11

I've recently downloaded all packages from PyPI. One interesting observation was that of the Top-15 of the biggest packages, all execept one are deep learning packages:

I looked at mxnet-cu90. It has exactly one huge file: libmxnet.so (936.7MB). What does this file contain? Is there any way to make it smaller?

I'm especially astonished that those libraries are so huge considering that one usually uses them on top of CUDA + cuDNN, which I thought would do the heavy lifting.

As a comparison, I looked at related libraries with which you can also build deep learning libraries:

  • numpy: 6MB
  • sympy: 6MB
  • pycuda: 3.6MB
  • tensorflow-cpu: 116MB (so the GPU version needs 241 MB more or around 3x the size!)
Martin Thoma
  • 124,992
  • 159
  • 614
  • 958
  • 3
    Not sure I follow the question. Why do you think that they should be smaller than they are?

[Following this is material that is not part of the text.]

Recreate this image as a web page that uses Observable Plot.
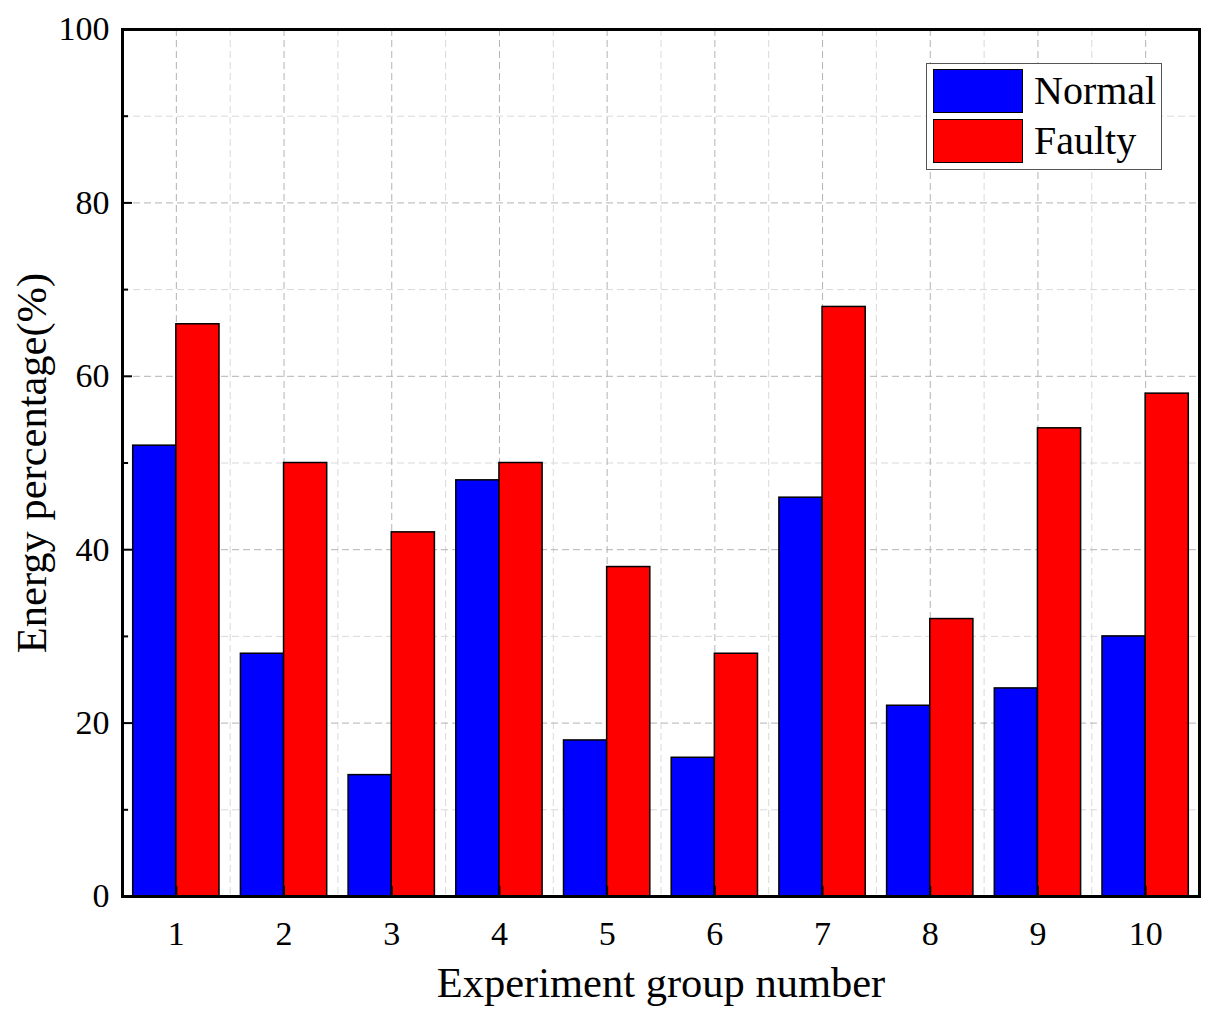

What do you mean by "huge"? – EJoshuaS - Stand with Ukraine Jan 13 '20 at 17:15
  • 2
    They are by far the biggest ones on PyPI. mxnet-cu90 is 600 MB. Except for a pure-data package, the next biggest package is less than 350 MB (I need to check how much less). Also, numpy is ~6MB. So 1% of mxnet. sympy is 6MB as well. pycuda is 3.6MB. – Martin Thoma Jan 13 '20 at 17:27
  • 1
    @EJoshuaS-ReinstateMonica I've added a couple of numbers for comparison. – Martin Thoma Jan 13 '20 at 18:03
  • 1
    Yeah, those numbers do seem weirdly high now that you include those details. I'll vote to reopen. – EJoshuaS - Stand with Ukraine Jan 13 '20 at 18:12
  • Can you clarify those sizes? For ``mxnet-cu90`` you list both 940 MB and 600 MB, while [PyPI lists 490 MB](https://pypi.org/project/mxnet-cu90/#files). – MisterMiyagi Jan 14 '20 at 08:52
  • 1
    I looked [at this version of mxnet-cu90](https://pypi.org/project/mxnet-cu90/1.6.0b20200113/#files). 600 MB is the compressed size, 940MB is the uncompressed. All other sizes refer to the compressed size – Martin Thoma Jan 14 '20 at 09:24
  • 2
    it is large because they packaged cudnn inside – snowflake Jan 16 '20 at 11:59
  • 1
    @snowflake do you want to post this as an answer? Maybe give some more details about why this is so much and why they package cudnn inside in the first place? – Martin Thoma Jan 18 '20 at 13:27

1 Answers1

6

Deep learning frameworks are large because they package CuDNN from NVIDIA into their wheels. This is done for the convenience of downstream users.

CuDNN are the primitives that the frameworks call to execute highly optimised neural network ops (e.g. LSTM)

The unzipped version of CuDNN for windows 10 is 435MB.

snowflake
  • 902
  • 1
  • 6
  • 18